Incorporating Professional Non-Family Governance
Emotions can cloud judgment, making it difficult for parents to objectively assess their children’s business acumen, or for siblings to collaborate without falling back into childhood rivalries. This inherent bias underscores the necessity of integrating independent, professional governance into the succession architecture.
Appointing independent, non-family members to the corporate board of directors introduces an invaluable layer of objectivity. These external professionals look strictly at market realities, financial performance, and executive competence. When it comes time to choose a new chief executive officer, an independent board can run an unbiased selection process, evaluating internal family candidates alongside external talent to ensure the best possible leadership team secures the company’s future growth.
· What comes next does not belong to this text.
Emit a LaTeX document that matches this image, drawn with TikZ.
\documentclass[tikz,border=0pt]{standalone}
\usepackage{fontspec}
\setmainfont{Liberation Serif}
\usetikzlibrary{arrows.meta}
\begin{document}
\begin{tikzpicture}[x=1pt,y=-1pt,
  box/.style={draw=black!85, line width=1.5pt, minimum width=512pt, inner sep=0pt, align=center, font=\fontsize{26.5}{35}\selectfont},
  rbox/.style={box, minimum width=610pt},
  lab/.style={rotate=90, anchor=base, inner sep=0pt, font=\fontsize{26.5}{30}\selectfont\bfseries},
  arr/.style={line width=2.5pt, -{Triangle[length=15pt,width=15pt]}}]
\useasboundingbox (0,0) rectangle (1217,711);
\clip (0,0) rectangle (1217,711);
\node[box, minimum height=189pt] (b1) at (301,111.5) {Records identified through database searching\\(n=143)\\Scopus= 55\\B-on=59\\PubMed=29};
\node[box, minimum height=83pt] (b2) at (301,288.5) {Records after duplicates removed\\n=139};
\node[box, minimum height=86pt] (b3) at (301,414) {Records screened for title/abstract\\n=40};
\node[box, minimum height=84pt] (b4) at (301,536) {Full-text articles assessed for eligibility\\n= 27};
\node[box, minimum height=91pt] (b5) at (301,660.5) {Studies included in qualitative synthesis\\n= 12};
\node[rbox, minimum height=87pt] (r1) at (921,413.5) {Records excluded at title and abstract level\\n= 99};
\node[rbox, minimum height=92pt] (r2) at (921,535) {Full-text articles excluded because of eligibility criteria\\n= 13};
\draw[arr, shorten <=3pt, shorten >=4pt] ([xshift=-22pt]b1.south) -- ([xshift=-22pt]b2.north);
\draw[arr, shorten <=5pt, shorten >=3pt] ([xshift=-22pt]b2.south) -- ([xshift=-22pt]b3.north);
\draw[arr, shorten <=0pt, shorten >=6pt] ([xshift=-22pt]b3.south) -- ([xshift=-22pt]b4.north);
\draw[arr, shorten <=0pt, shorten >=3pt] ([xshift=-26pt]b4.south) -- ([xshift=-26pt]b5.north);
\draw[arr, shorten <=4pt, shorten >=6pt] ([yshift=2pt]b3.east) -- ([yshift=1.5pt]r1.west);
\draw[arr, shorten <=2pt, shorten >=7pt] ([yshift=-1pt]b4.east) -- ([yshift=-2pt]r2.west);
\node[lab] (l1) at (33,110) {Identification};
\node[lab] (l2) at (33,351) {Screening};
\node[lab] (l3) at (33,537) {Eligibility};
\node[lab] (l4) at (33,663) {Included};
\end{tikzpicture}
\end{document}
Frequently Asked Questions
What happens if no one in the next generation wants to run the business?
When the next generation lacks the desire or capability to manage operations, founders have two primary paths to preserve the asset. They can transition to a professional management model, hiring an external chief executive officer to run daily operations while the family retains equity ownership as a governing board. Alternatively, the family can orchestrate an orderly sale of the business to an outside buyer or transition ownership to employees via an employee stock ownership plan.
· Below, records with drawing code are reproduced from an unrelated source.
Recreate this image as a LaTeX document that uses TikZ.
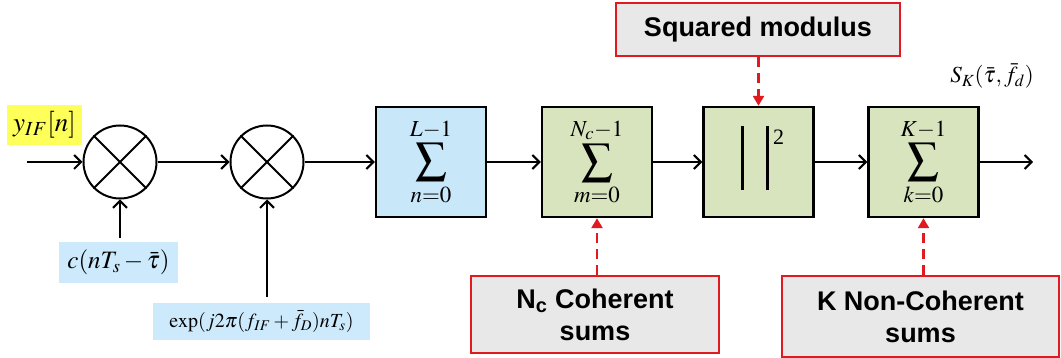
\documentclass[tikz,border=0pt]{standalone}
\usepackage{mathptmx}
\usepackage[no-math]{fontspec}
\setmainfont{Liberation Serif}
\setsansfont{Liberation Sans}
\usetikzlibrary{arrows.meta,calc}
\definecolor{boxblue}{RGB}{200,232,250}
\definecolor{boxgreen}{RGB}{215,228,189}
\definecolor{labblue}{RGB}{204,234,252}
\definecolor{labyellow}{RGB}{255,255,90}
\definecolor{notegray}{RGB}{232,232,232}
\definecolor{notered}{RGB}{225,25,32}
\tikzset{
  blk/.style={draw=black, line width=2.4pt, minimum width=110pt, minimum height=110pt, inner sep=0pt},
  mixer/.style={draw=black, line width=2pt, circle, minimum size=73pt, inner sep=0pt},
  sig/.style={line width=2pt, -{Straight Barb[length=7pt,width=14pt,line width=2pt]}},
  note/.style={draw=notered, fill=notegray, line width=2.4pt, inner sep=0pt,
    font=\sffamily\bfseries\fontsize{27}{32}\selectfont, align=center},
  notearrow/.style={draw=notered, line width=2.4pt, dash pattern=on 10pt off 6pt,
    -{Triangle[length=10pt,width=11pt]}},
  lab/.style={inner sep=0pt, font=\fontsize{25}{30}\selectfont},
  sumtxt/.style={font=\fontsize{31}{36}\selectfont}
}
\begin{document}
\begin{tikzpicture}[x=1pt,y=-1pt]
\useasboundingbox (0,0) rectangle (1061,358);
% mixers
\node[mixer] (c1) at (120,162) {};
\node[mixer] (c2) at (267,162) {};
\foreach \m in {c1,c2}{
  \draw[line width=2pt] (\m.45) -- (\m.225);
  \draw[line width=2pt] (\m.135) -- (\m.-45);
}
% blocks
\node[blk, fill=boxblue, sumtxt] (b1) at (431,162) {$\displaystyle\sum_{n=0}^{L-1}$};
\node[blk, fill=boxgreen, sumtxt] (b2) at (597,162) {$\displaystyle\sum_{m=0}^{N_c-1}$};
\node[blk, fill=boxgreen] (b3) at (758.5,162) {};
\node[blk, fill=boxgreen, sumtxt] (b4) at (923.5,162) {$\displaystyle\sum_{k=0}^{K-1}$};
% squared modulus symbol
\draw[line width=2.6pt] ($(b3)+(-16,-36)$) -- ($(b3)+(-16,28)$);
\draw[line width=2.6pt] ($(b3)+(9,-36)$) -- ($(b3)+(9,28)$);
\node[font=\fontsize{22}{26}\selectfont, inner sep=0pt] (sq2) at ($(b3)+(20,-25)$) {2};
% labels
\node[lab, fill=labyellow, minimum width=75pt, minimum height=40pt, font=\fontsize{27}{32}\selectfont] (yin) at (44.5,125) {$y_{IF}[n]$};
\node[lab, fill=labblue, minimum width=119pt, minimum height=41pt] (cl) at (118.5,262.5) {$c(nT_s-\bar{\tau})$};
\node[lab, fill=labblue, minimum width=217pt, minimum height=37pt, font=\fontsize{20}{24}\selectfont] (el) at (261.5,321.5) {$\exp(j2\pi(f_{IF}+\bar{f}_D)nT_s)$};
\node[lab, font=\fontsize{23}{28}\selectfont] (sk) at (992,76) {$S_K(\bar{\tau},\bar{f}_d)$};
% notes
\node[note, minimum width=284pt, minimum height=53pt] (sqm) at (758,29.5) {Squared modulus};
\node[note, minimum width=248pt, minimum height=77pt] (nc) at (595,314.5) {N\textsubscript{c} Coherent\\sums};
\node[note, minimum width=277pt, minimum height=81pt] (kn) at (920.5,316.5) {K Non-Coherent\\sums};
% signal flow
\coordinate (in) at (27,162);
\coordinate (out) at (1033,162);
\draw[sig] (in) -- (c1.west);
\draw[sig] (c1.east) -- (c2.west);
\draw[sig] (c2.east) -- (b1.west);
\draw[sig] (b1.east) -- (b2.west);
\draw[sig] (b2.east) -- (b3.west);
\draw[sig] (b3.east) -- (b4.west);
\draw[sig] (b4.east) -- (out);
\draw[sig, shorten <=4pt] (c1 |- cl.north) -- (c1.south);
\draw[sig, shorten <=6pt] (c2 |- el.north) -- (c2.south);
% note arrows
\draw[notearrow] (b3 |- sqm.south) -- (b3.north);
\draw[notearrow] (b2 |- nc.north) -- (b2.south);
\draw[notearrow] (b4 |- kn.north) -- (b4.south);
\end{tikzpicture}
\end{document}
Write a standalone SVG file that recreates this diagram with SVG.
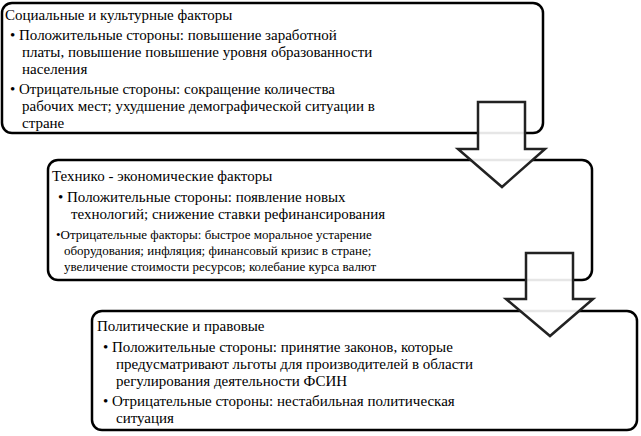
<svg xmlns="http://www.w3.org/2000/svg" width="641" height="436" viewBox="0 0 641 436">
<style>
.box{fill:#fff;stroke:#000;stroke-width:2.5}
.arr{fill:#fff;fill-opacity:0.9;stroke:#222;stroke-width:2.5;stroke-linejoin:miter}
text{font-family:'Liberation Serif','Times New Roman','DejaVu Serif',serif;font-size:15px;fill:#000}
.s{font-size:13px}
</style>
<rect width="641" height="436" fill="#fff"/>
<g id="n1" font-family="Liberation Serif, DejaVu Serif, serif">
<rect class="box" x="2" y="3" width="541" height="130" rx="10"/>
<text x="5" y="20">Социальные и культурные факторы</text>
<text x="10" y="40">• Положительные стороны: повышение заработной</text>
<text x="22" y="57">платы, повышение повышение уровня образованности</text>
<text x="22" y="74">населения</text>
<text x="10" y="94">• Отрицательные стороны: сокращение количества</text>
<text x="22" y="111">рабочих мест; ухудшение демографической ситуации в</text>
<text x="22" y="128">стране</text>
</g>
<g id="n2">
<rect class="box" x="48" y="160" width="544" height="120" rx="10"/>
<text x="52" y="181">Технико - экономические факторы</text>
<text x="58" y="202">• Положительные стороны: появление новых</text>
<text x="71" y="219">технологий; снижение ставки рефинансирования</text>
<text class="s" x="56" y="239">•Отрицательные факторы: быстрое моральное устарение</text>
<text class="s" x="64" y="255">оборудования; инфляция; финансовый кризис в стране;</text>
<text class="s" x="64" y="271">увеличение стоимости ресурсов; колебание курса валют</text>
</g>
<g id="n3">
<rect class="box" x="92" y="311" width="545" height="119" rx="10"/>
<text x="97" y="331">Политические и правовые</text>
<text x="103" y="352">• Положительные стороны: принятие законов, которые</text>
<text x="116" y="369">предусматривают льготы для производителей в области</text>
<text x="116" y="386">регулирования деятельности ФСИН</text>
<text x="103" y="406">• Отрицательные стороны: нестабильная политическая</text>
<text x="116" y="423">ситуация</text>
</g>
<g id="connectors">
<polygon class="arr" points="478,102 525,102 525,149 545,149 502,187 458,149 478,149"/>
<polygon class="arr" points="526,253 573,253 573,299 593,299 550,336 506,299 526,299"/>
</g>
</svg>
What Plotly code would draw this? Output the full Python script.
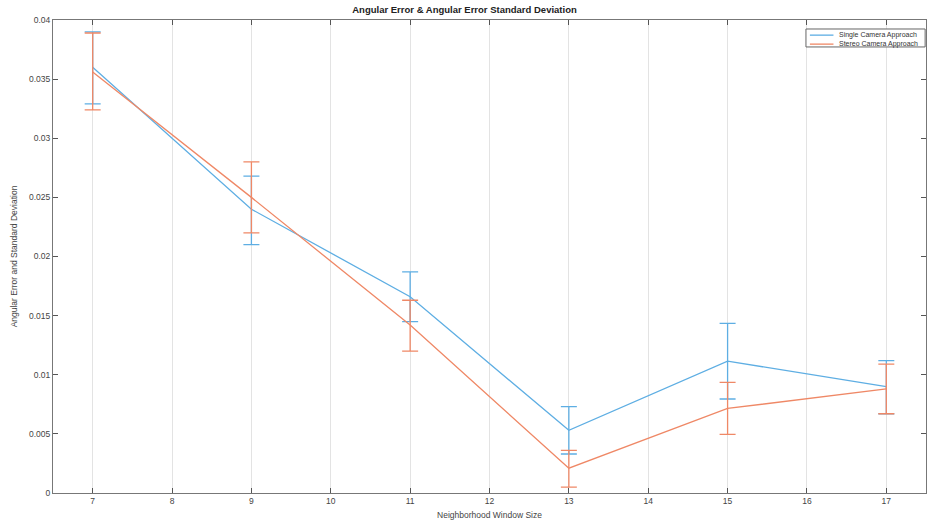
import plotly.graph_objects as go

window_sizes = [7, 9, 11, 13, 15, 17]

single_mean = [0.0360, 0.0240, 0.0166, 0.0053, 0.01115, 0.0090]
single_plus = [0.0030, 0.0028, 0.0021, 0.0020, 0.0032, 0.0022]
single_minus = [0.0031, 0.0030, 0.0021, 0.0020, 0.0032, 0.0023]

stereo_mean = [0.0356, 0.0250, 0.0142, 0.0021, 0.00715, 0.0088]
stereo_plus = [0.0033, 0.0030, 0.0021, 0.0015, 0.0022, 0.0021]
stereo_minus = [0.0032, 0.0030, 0.0022, 0.0016, 0.0022, 0.0021]

series_names = ["Single Camera Approach", "Stereo Camera Approach"]

y_ticks = [0, 0.005, 0.01, 0.015, 0.02, 0.025, 0.03, 0.035, 0.04]
y_tick_labels = ["0", "0.005", "0.01", "0.015", "0.02", "0.025", "0.03", "0.035", "0.04"]
x_ticks = list(range(7, 18))

blue = "#5EAEE3"
orange = "#EF8866"
colors = [blue, orange]

fig = go.Figure()
fig.add_trace(go.Scatter(
    x=window_sizes, y=single_mean, mode="lines", name=series_names[0],
    line=dict(color=blue, width=1.3),
    error_y=dict(type="data", symmetric=False, array=single_plus, arrayminus=single_minus,
                 color=blue, thickness=1.3, width=8),
))
fig.add_trace(go.Scatter(
    x=window_sizes, y=stereo_mean, mode="lines", name=series_names[1],
    line=dict(color=orange, width=1.3),
    error_y=dict(type="data", symmetric=False, array=stereo_plus, arrayminus=stereo_minus,
                 color=orange, thickness=1.3, width=8),
))

axis_font = dict(family="Liberation Sans, Arial, sans-serif", size=8.5, color="#444444")

# compact MATLAB-style legend box (paper coordinates)
shapes = [dict(type="rect", xref="paper", yref="paper", x0=0.8625, x1=0.999, y0=0.943, y1=0.981,
               line=dict(color="#666666", width=1), fillcolor="white", layer="above")]
annotations = []
row_y = [0.968, 0.949]
for name, col, ry in zip(series_names, colors, row_y):
    shapes.append(dict(type="line", xref="paper", yref="paper", x0=0.867, x1=0.894, y0=ry, y1=ry,
                       line=dict(color=col, width=1.3), layer="above"))
    annotations.append(dict(xref="paper", yref="paper", x=0.898, y=ry, text=name, showarrow=False,
                            xanchor="left", yanchor="middle",
                            font=dict(size=7, color="#333333")))

fig.update_layout(
    width=929, height=525,
    margin=dict(l=53, r=3, t=20, b=32),
    paper_bgcolor="white", plot_bgcolor="white",
    font=axis_font,
    title=dict(text="<b>Angular Error & Angular Error Standard Deviation</b>",
               x=0.5, xanchor="center", y=0.988, yanchor="top",
               font=dict(family="Liberation Sans, Arial, sans-serif", size=9.5, color="#222222")),
    showlegend=False,
    shapes=shapes,
    annotations=annotations,
)
fig.update_xaxes(
    range=[6.5, 17.5], tickmode="array", tickvals=x_ticks,
    ticks="inside", ticklen=5, tickcolor="#555555",
    showline=True, linecolor="#777777", linewidth=1, mirror="ticks",
    showgrid=True, gridcolor="#E3E3E3", gridwidth=1, zeroline=False,
    title=dict(text="Neighborhood Window Size", standoff=6, font=dict(size=8.5)),
)
fig.update_yaxes(
    range=[0, 0.04], tickmode="array", tickvals=y_ticks, ticktext=y_tick_labels,
    ticks="inside", ticklen=5, tickcolor="#555555",
    showline=True, linecolor="#777777", linewidth=1, mirror="ticks",
    showgrid=False, zeroline=False,
    title=dict(text="Angular Error and Standard Deviation", standoff=10, font=dict(size=8.5)),
)

fig.write_html("out.html", config={"displayModeBar": False},
               post_script="document.body.style.margin='0';document.body.style.overflow='hidden';")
How can a founder ensure financial security after stepping down?
A founder should never rely on the unpredictable cash flows of the business for their retirement livelihood. Part of a robust succession plan involves diversifying the founder’s personal wealth away from the business assets years in advance. This can be accomplished through structured corporate recapitalizations, deferred compensation agreements, or setting up formal buyout payments funded by corporate net profits over a set period.
How should a business handle a family member who performs poorly in management?
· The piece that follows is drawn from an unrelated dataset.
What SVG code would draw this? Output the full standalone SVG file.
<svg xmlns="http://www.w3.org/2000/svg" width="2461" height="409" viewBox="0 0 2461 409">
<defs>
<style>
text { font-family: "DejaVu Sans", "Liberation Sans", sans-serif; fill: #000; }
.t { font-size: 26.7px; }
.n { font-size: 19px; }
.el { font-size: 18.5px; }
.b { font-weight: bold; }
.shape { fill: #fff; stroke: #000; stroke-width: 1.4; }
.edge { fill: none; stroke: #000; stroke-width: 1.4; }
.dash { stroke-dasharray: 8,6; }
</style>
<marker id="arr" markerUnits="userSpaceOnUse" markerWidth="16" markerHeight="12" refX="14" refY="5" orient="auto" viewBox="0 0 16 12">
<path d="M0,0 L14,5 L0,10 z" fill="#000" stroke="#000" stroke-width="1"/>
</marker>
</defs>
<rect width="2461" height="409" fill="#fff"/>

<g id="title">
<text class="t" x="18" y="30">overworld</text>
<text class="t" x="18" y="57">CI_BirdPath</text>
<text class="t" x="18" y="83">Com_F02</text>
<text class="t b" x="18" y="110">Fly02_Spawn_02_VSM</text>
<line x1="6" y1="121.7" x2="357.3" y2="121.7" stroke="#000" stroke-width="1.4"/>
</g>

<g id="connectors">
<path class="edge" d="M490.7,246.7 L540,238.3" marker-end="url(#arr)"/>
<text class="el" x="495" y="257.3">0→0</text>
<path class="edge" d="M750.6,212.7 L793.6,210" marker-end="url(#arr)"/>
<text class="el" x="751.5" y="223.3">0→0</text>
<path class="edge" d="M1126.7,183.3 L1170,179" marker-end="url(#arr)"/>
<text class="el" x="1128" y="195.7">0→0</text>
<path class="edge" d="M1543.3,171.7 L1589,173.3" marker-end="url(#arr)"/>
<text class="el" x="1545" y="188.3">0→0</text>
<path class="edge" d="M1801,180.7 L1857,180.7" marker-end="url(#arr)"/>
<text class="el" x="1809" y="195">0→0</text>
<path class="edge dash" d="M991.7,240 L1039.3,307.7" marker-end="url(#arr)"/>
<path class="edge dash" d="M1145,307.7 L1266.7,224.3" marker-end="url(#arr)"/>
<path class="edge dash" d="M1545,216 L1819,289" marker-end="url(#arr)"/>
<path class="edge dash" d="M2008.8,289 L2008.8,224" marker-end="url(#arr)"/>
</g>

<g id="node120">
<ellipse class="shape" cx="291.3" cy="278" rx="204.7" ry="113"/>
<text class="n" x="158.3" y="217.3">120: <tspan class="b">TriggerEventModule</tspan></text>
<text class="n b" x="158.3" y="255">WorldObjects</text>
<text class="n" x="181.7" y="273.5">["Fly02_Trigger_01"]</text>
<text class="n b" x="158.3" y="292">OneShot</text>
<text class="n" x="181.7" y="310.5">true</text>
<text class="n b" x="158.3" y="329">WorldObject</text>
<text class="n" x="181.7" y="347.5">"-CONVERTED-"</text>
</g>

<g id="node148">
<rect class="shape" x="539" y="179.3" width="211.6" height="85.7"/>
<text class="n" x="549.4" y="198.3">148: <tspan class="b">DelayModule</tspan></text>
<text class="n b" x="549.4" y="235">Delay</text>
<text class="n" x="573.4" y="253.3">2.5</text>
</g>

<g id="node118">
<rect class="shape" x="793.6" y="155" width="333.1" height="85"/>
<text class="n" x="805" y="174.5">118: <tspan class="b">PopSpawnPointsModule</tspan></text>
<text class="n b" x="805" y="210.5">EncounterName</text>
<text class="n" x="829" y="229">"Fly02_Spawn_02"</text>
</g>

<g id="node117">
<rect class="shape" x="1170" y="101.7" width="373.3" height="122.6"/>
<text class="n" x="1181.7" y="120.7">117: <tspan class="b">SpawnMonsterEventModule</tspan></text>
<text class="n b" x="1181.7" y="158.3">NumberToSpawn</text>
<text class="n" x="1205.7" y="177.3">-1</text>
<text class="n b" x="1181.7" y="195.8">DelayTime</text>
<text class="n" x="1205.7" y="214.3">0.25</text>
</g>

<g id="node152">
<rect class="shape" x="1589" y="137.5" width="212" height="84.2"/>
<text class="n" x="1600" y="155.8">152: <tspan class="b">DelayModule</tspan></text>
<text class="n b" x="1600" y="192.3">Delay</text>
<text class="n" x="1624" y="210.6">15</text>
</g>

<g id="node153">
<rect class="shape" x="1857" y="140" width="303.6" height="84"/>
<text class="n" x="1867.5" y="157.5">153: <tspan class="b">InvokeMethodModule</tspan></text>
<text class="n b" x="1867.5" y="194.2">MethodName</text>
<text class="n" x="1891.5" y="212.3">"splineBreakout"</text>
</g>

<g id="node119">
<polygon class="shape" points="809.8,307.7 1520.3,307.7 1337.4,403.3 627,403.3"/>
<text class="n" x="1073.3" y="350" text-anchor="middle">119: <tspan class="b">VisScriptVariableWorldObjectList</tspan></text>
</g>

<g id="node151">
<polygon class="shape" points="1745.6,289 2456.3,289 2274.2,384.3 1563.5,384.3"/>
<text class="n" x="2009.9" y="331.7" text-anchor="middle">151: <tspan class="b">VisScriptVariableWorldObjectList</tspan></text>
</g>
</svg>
This situation highlights why objective, pre-established corporate governance policies are vital. The company should utilize the exact same performance evaluation metrics for family employees as they do for non-family staff. If a family member consistently underperforms, they should be subject to a standard performance improvement plan. If termination becomes necessary, it must be handled professionally by Human Resources or an independent board committee to protect the business, while the family council works to manage any relational fallout at home.
At what age should a family business begin the succession planning process?
Succession planning should not be dictated by a specific age, but rather by strategic horizon timing. A viable succession architecture takes between five to ten years to design, refine, and execute flawlessly. Therefore, founders should begin drafting the formal framework and establishing family governance structures when they are in their peak operational years, long before retirement or health crises force their hand.
How do you treat children equitably if only some work in the business?
Equitable does not mean equal. Forcing an equal division of operational control among active and inactive siblings almost always results in corporate gridlock. Instead, founders can pass the operating business assets and voting control to the active children, while balancing the inheritance for inactive children using non-business assets, such as real estate portfolios, life insurance policies, or non-voting corporate stock that pays steady dividends without granting operational authority.
What role does a family constitution play in succession planning?
A family constitution is a comprehensive, non-binding statement of intent that outlines the family’s core values, the overarching mission statement of the enterprise, and the philosophical framework governing the family’s relationship with the business. It details policies on family employment, dispute resolution mechanisms, and philanthropic goals, acting as a cultural north star that guides future generations through complex corporate decisions.